In answer to a young student’s question on how a socialist perspective could prevent war, Nick Beams said: “When it comes to war and politics, issues are always discussed in the media, in the schools and elsewhere in terms of ‘Britain,’ ‘America’ or ‘Australia.’ This is aimed at covering over the most fundamental social reality—that all societies are divided into classes. In every country, the division is between those who work for wages and the capitalist elite who profit from the system. One of the reasons why there was such powerful opposition in the US to the attempts to perpetrate a war against Syria is that American workers have seen themselves impoverished over the past three decades. The so-called recovery since the 2008 crisis has gone almost entirely to the wealthiest one percent.”

Beams continued: “This has produced a tremendous class polarisation. America is not ‘America.’ It is divided, as Australia is divided, and as is Britain, China, India, and every country. The program that has to be fought for is the unification of the international working class and the construction of a new social order, not based on nation-states but rational economic planning.”

Generous donations of close to $2,500 were made toward the SEP’s $30,000 special fund, which the party is raising by October 31.

In Sydney, Zeshan, a 15-year-old student who attended with his father, said he agreed with what the speakers had explained. “It felt really close to what I thought about America and capitalism,” he said. “The answer to my question on socialism really helped, as I wanted to know what can stand up against capitalism and militarism. It is possible if people all unite. If the working class gets together there will be no more capitalism, and no more dying, as workers don’t want to kill each other.”
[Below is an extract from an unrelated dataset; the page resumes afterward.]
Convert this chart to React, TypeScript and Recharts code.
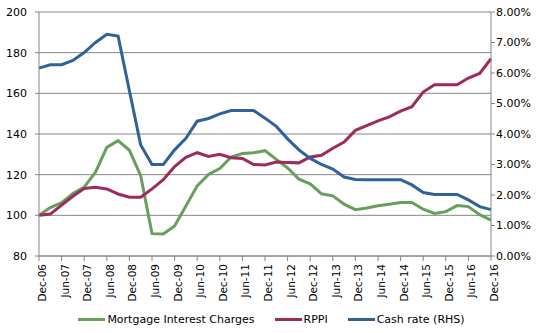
import { LineChart, Line, XAxis, YAxis, CartesianGrid, Legend } from 'recharts';

const quarters = [
  'Dec-06', 'Mar-07', 'Jun-07', 'Sep-07', 'Dec-07', 'Mar-08', 'Jun-08', 'Sep-08',
  'Dec-08', 'Mar-09', 'Jun-09', 'Sep-09', 'Dec-09', 'Mar-10', 'Jun-10', 'Sep-10',
  'Dec-10', 'Mar-11', 'Jun-11', 'Sep-11', 'Dec-11', 'Mar-12', 'Jun-12', 'Sep-12',
  'Dec-12', 'Mar-13', 'Jun-13', 'Sep-13', 'Dec-13', 'Mar-14', 'Jun-14', 'Sep-14',
  'Dec-14', 'Mar-15', 'Jun-15', 'Sep-15', 'Dec-15', 'Mar-16', 'Jun-16', 'Sep-16',
  'Dec-16',
];

const mortgageCharges = [
  100, 103.8, 106.2, 110.8, 113.9, 121.2, 133.4, 136.7, 132, 119.5,
  91, 90.8, 94.8, 104.6, 114.5, 120.1, 123, 128.7, 130.4, 130.8,
  131.8, 127.5, 123.3, 117.8, 115.5, 110.6, 109.6, 105.5, 102.8, 103.6,
  104.7, 105.4, 106.3, 106.3, 103, 100.9, 101.8, 104.8, 104.3, 100.3,
  97.6,
];

const rppi = [
  100, 100.6, 105, 109.4, 113.2, 113.8, 113, 110.5, 108.9, 108.9,
  113, 117.5, 124, 128.5, 130.8, 129, 130, 128.3, 128, 125,
  124.8, 126.2, 126, 125.8, 128.7, 129.5, 133, 136, 141.8, 144.1,
  146.5, 148.4, 151.2, 153.4, 160.6, 164.2, 164.2, 164.2, 167.5, 169.8,
  177,
];

const cashRate = [
  6.16, 6.27, 6.27, 6.41, 6.67, 7.0, 7.27, 7.21, 5.42, 3.64,
  3.0, 3.0, 3.48, 3.86, 4.42, 4.51, 4.66, 4.77, 4.77, 4.77,
  4.52, 4.25, 3.84, 3.48, 3.2, 3.0, 2.85, 2.59, 2.51, 2.5,
  2.5, 2.5, 2.5, 2.33, 2.08, 2.02, 2.02, 2.02, 1.84, 1.62,
  1.52,
];

const leftTicks = [80, 100, 120, 140, 160, 180, 200];
const rightTicks = [0, 1, 2, 3, 4, 5, 6, 7, 8];

const data = quarters.map((q, i) => ({
  q,
  mic: mortgageCharges[i],
  rppi: rppi[i],
  cash: cashRate[i],
}));

const GREEN = '#67a05c';
const MAROON = '#9b2c5d';
const BLUE = '#2f6299';
const GREY = '#868686';
const FONT = '"DejaVu Sans", Verdana, sans-serif';

const legendItems = [
  { name: 'Mortgage Interest Charges', color: GREEN },
  { name: 'RPPI', color: MAROON },
  { name: 'Cash rate (RHS)', color: BLUE },
];

function XTick({ x, y, payload }: any) {
  return (
    <text
      x={x}
      y={y}
      dx={-3}
      dy={7}
      transform={`rotate(-90, ${x}, ${y})`}
      textAnchor="end"
      fontSize={10.5}
      fontFamily={FONT}
      fill="#000"
    >
      {payload.value}
    </text>
  );
}

function LegendBox() {
  return (
    <div style={{ height: 20, display: 'flex', justifyContent: 'center', alignItems: 'flex-start', gap: 20, marginTop: -3 }}>
      {legendItems.map((item) => (
        <div key={item.name} style={{ display: 'flex', alignItems: 'center' }}>
          <div style={{ width: 27, height: 3, backgroundColor: item.color, marginRight: 2 }}></div>
          <span style={{ fontSize: 11, fontFamily: FONT, color: '#000' }}>{item.name}</span>
        </div>
      ))}
    </div>
  );
}

export default function App() {
  return (
    <div style={{ position: 'absolute', left: 0, top: 0, width: 543, height: 333, background: '#fff' }}>
      <LineChart width={543} height={333} data={data} margin={{ top: 12, right: 0, bottom: 0, left: 0 }}>
        <CartesianGrid yAxisId="left" vertical={false} stroke={GREY} strokeWidth={1} />
        <XAxis
          dataKey="q"
          interval={1}
          height={60}
          tick={<XTick />}
          tickSize={5}
          tickMargin={0}
          stroke={GREY}
          tickLine={{ stroke: GREY }}
        />
        <YAxis
          yAxisId="left"
          domain={[80, 200]}
          ticks={leftTicks}
          width={39}
          tickSize={4}
          tickMargin={8}
          stroke={GREY}
          tick={{ fontSize: 11, fontFamily: FONT, fill: '#000' }}
        />
        <YAxis
          yAxisId="right"
          orientation="right"
          domain={[0, 8]}
          ticks={rightTicks}
          width={52}
          tickSize={4}
          tickMargin={1}
          stroke={GREY}
          tickFormatter={(v) => `${v.toFixed(2)}%`}
          tick={{ fontSize: 11, fontFamily: FONT, fill: '#000', textAnchor: 'start' }}
        />
        <Legend verticalAlign="bottom" content={<LegendBox />} />
        <Line yAxisId="left" type="linear" dataKey="mic" stroke={GREEN} strokeWidth={3} dot={false} isAnimationActive={false} name="Mortgage Interest Charges" />
        <Line yAxisId="left" type="linear" dataKey="rppi" stroke={MAROON} strokeWidth={3} dot={false} isAnimationActive={false} name="RPPI" />
        <Line yAxisId="right" type="linear" dataKey="cash" stroke={BLUE} strokeWidth={3} dot={false} isAnimationActive={false} name="Cash rate (RHS)" />
      </LineChart>
    </div>
  );
}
Peter, a construction worker in Melbourne, said: “The meeting pretty much confirmed what I have been thinking. Syria is the next step to Iran, which is the next step to China or Russia. From what I know of history, if the US is backed into a corner they are not going to give up power. If China attempts to equal them militarily, as it is now doing by building up its blue water navy to protect shipping lanes, the US won’t allow it. I heard an interview with the US ambassador where he said the US won’t allow China to dominate in the Pacific.”
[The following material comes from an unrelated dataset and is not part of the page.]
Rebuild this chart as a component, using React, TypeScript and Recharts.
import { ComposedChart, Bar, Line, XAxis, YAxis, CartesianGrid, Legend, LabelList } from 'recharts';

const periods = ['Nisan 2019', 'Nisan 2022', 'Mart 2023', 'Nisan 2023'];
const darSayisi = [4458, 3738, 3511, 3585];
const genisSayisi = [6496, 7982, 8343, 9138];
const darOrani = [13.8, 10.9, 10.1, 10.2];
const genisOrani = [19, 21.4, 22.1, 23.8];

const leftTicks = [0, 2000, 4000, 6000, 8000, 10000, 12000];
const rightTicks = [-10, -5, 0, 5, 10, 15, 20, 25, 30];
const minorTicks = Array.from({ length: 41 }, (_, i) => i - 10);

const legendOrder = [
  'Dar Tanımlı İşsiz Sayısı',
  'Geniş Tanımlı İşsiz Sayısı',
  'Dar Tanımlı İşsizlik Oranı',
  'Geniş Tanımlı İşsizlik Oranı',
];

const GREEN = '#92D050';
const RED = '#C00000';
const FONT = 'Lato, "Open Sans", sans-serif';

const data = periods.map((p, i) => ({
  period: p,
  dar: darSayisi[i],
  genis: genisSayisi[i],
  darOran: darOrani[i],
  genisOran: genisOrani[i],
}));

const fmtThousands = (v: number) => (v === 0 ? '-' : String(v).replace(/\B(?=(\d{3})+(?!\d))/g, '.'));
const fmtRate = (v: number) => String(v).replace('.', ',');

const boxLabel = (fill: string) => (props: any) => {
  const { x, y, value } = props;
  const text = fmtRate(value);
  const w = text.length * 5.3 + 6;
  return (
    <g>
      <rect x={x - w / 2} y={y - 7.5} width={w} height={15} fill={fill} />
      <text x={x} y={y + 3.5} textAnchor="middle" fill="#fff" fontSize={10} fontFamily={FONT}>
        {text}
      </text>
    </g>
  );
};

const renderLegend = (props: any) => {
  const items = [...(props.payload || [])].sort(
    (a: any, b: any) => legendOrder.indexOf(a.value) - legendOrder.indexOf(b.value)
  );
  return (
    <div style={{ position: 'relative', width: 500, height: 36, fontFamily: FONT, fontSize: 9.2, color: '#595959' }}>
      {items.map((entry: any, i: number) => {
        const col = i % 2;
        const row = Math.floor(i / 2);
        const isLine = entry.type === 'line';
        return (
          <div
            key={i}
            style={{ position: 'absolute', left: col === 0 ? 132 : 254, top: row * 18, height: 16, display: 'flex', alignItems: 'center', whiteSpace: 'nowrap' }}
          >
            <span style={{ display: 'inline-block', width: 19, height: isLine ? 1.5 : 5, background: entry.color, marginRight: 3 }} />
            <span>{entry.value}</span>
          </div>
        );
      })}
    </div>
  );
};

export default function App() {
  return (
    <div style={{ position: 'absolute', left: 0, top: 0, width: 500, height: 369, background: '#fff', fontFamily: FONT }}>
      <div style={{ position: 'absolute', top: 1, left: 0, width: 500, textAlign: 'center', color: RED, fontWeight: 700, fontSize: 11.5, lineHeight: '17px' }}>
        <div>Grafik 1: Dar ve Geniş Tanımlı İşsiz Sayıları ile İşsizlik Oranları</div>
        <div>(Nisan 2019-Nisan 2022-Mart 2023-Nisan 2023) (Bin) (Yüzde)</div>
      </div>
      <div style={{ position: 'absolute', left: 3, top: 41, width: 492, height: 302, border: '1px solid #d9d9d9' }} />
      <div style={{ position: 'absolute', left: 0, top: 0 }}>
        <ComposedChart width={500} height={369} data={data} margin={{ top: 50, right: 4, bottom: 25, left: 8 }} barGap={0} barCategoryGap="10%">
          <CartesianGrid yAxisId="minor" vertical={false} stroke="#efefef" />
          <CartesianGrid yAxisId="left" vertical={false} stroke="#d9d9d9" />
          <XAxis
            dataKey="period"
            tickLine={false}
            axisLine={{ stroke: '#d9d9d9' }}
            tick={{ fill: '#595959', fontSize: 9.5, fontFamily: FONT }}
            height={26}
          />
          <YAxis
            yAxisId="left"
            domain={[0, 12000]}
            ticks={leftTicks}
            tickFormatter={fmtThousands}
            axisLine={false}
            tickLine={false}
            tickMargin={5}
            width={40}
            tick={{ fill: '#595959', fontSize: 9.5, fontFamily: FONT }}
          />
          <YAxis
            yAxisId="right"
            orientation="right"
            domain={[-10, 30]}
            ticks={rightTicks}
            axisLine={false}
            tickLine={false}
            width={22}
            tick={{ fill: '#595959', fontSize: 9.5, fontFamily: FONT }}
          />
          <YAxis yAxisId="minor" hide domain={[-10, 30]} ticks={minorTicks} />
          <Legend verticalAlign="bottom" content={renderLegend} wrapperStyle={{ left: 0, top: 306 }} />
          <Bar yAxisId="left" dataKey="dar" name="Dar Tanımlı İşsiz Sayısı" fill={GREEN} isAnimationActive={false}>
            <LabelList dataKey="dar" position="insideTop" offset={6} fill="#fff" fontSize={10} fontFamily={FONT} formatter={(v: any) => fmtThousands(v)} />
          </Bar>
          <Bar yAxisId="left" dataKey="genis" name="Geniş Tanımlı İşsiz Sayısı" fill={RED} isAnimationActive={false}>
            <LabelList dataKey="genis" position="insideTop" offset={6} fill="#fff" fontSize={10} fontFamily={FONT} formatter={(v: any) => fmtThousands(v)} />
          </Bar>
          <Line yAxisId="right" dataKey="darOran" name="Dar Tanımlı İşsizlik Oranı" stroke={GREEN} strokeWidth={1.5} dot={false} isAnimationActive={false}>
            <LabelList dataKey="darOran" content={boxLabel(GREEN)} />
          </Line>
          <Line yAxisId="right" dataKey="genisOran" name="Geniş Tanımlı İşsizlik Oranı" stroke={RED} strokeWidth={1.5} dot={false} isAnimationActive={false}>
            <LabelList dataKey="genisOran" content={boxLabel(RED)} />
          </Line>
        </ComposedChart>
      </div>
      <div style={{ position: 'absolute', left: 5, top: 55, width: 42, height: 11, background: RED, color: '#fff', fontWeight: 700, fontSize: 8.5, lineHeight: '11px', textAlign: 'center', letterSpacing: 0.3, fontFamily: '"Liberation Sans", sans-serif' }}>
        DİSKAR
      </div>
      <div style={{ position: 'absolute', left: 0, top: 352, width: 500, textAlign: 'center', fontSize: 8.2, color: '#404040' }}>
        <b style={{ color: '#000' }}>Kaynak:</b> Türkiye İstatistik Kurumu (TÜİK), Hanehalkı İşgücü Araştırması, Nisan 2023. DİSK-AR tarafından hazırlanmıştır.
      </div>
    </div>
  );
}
Durmush, a former school teacher, also attended in Melbourne. “I’m concerned about the danger of war,” he said. “I think it has been averted temporarily because of a tactical decision by the Americans—they took the Russian proposal with both hands because it suited them. The Russian foreign minister suggested getting rid of Syria’s chemical weapons stockpiles. But once that happens, the issue won’t be finished. That’s not what it’s about. The real issue is Iran, and after Syria it will be Iran’s turn.”

Durmush said he had family still in Cyprus, near Syria: “The whole area is worried. The US wants to demolish Syria as they did in Libya and Iraq.”